• **Task objective**
Copy out all the lines where "matplotlib" shows up.

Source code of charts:

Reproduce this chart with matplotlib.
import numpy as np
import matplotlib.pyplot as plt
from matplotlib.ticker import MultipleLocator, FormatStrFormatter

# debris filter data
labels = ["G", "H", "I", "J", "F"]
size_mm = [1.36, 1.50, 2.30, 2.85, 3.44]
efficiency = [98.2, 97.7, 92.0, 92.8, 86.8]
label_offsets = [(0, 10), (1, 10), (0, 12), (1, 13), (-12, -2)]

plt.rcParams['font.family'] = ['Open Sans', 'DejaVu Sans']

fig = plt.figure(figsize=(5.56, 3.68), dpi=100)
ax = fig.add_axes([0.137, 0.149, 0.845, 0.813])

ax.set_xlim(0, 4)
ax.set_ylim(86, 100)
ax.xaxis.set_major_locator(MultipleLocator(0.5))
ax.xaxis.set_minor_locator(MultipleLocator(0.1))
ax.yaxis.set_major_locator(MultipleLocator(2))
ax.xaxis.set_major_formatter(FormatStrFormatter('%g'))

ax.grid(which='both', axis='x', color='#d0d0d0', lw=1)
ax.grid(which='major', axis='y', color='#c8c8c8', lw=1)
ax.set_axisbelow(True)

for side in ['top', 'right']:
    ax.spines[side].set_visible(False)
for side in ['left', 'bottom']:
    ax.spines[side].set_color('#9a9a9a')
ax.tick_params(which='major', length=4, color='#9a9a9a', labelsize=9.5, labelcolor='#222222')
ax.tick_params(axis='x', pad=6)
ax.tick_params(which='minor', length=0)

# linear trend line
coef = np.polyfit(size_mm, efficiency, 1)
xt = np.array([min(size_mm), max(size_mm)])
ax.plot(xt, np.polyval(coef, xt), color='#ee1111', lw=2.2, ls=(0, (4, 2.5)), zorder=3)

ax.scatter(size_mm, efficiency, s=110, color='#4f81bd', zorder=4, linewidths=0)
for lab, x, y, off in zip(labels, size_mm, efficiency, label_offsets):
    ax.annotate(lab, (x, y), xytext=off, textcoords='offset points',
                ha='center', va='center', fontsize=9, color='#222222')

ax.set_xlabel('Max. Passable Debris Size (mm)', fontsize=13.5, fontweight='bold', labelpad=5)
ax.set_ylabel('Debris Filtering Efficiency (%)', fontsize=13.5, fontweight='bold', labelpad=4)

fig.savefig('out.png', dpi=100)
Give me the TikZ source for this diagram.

• **Answer to the problem**
Reproduce this chart with matplotlib.
import matplotlib.pyplot as plt
from matplotlib.ticker import MultipleLocator, FormatStrFormatter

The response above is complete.